Being Tom DeLay means never having to say you're sorry. So when the embattled House majority leader apologized Wednesday for the "inartful" way in which he attacked the federal judiciary after Terri Schiavo's death, it was the surest indicator that DeLay's days are numbered.
DeLay is not in trouble because Democrats are trying to get rid of him. On the contrary, Democrats would like nothing better than to have a weakened DeLay right where he is at least through the 2006 elections. That's why Republicans are so nervous.
(David J. Phillip -- AP)
For years Democrats have tried unsuccessfully to make DeLay a symbol of the Republican Party's iron control of the House, of big-money fundraising and influence peddling, of what the Democrats see as extremism on social issues.
But DeLay was not a big deal for most voters until he blasted himself across the nation's front pages with his lead role in the Schiavo case and his outbursts against federal judges: "The time will come for the men responsible for this to answer for their behavior."
As one influential House Democrat put it, "DeLay did for us something we could never accomplish ourselves. He made himself a household name."
And having done so, DeLay set himself up as a target within his own party. It is not just moderate Republicans such as Rep. Chris Shays of Connecticut who are raising questions about DeLay's tenure. Many at the heart of the conservative movement now have doubts about the Texas Republican's conduct, his ability to lead -- or, most devastatingly, both.
The leading indicators of conservative opinion are starting to weigh in against him. The Wall Street Journal editorial page said last month that DeLay has an "odor" about him -- "an unsavory whiff that could have GOP loyalists reaching for the political Glade if it gets any worse." To paraphrase John F. Kennedy, the Wall Street Journal criticizing DeLay is like L'Osservatore Romano, the official Vatican organ, criticizing the pope.

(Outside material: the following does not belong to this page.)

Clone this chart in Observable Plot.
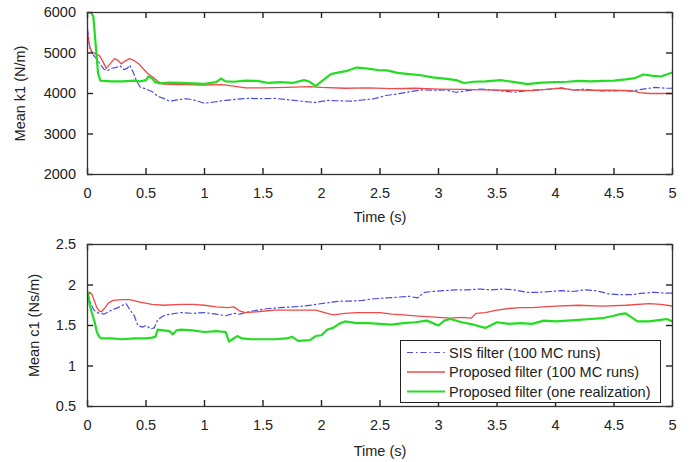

The Richmond Times-Dispatch said flatly on Wednesday that "DeLay Must Go" to "break the cycle of sleaze." The Times-Dispatch, which strongly endorsed President Bush last year, can hardly be seen as the voice of a left-wing conspiracy.
The Democrats' decision to take on DeLay is frequently compared to Newt Gingrich's assault on the ethics of former House speaker Jim Wright. By forcing Wright to resign in 1989, Gingrich eventually propelled himself to the speakership.
The metaphor is apt for more than the obvious reasons. As Gingrich acknowledged, he opposed Wright in part because he saw the Texas Democrat as an impressive politician. Gingrich once said that Wright had the potential to "become the greatest speaker since Henry Clay" and warned his party that if "Wright consolidates his power, he will be a very, very formidable man."
As long as Democrats saw Wright in this light, his survival chances were high. DeLay's current hopes are identical. The one thing Republicans have known about DeLay up to now is that he's been a hugely successful party leader. DeLay's strategy, like Wright's, is to dismiss all attacks as partisan assaults on his effectiveness. "I'm not here to discuss the Democrats' agenda," DeLay grumbled on Wednesday.
The emphasis on fidelity to strong leadership worked for Wright -- but only for a while. One of Wright's loyalists, former representative Charles Wilson, condemned "yellow-belly, turncoat" Democrats who questioned Wright's ethics. Wilson made his comment on April 14, 1989. Six weeks later Wright announced his resignation. Over time, Gingrich's attacks so weakened Wright that Democrats wearied of defending him and came to see him more as liability than asset.
DeLay has one thing going for him that Wright did not: Politics is now even more ferociously partisan than it was in 1989. That means that DeLay can enforce party discipline to a degree Wright could never hope to manage. The growth of a new conservative opinion industry means that "yellow-belly turncoats" inside the GOP face assault not only from their colleagues but also from partisan commentators, talk show hosts and Web sites.
But DeLay made another critical error that may reduce the effectiveness even of this vast machinery. He chose to assail judges at the very moment when his Republican colleagues in the Senate are preparing for a showdown over the filibustering of Bush's judicial appointments. The last thing Senate Republican leaders need now is to have to defend not only their "nuclear option," but also Tom DeLay.
That explains why even DeLay was forced to say he was sorry. It explains why Republican solidarity is falling apart. And it explains why it will take a miracle for Tom DeLay to survive.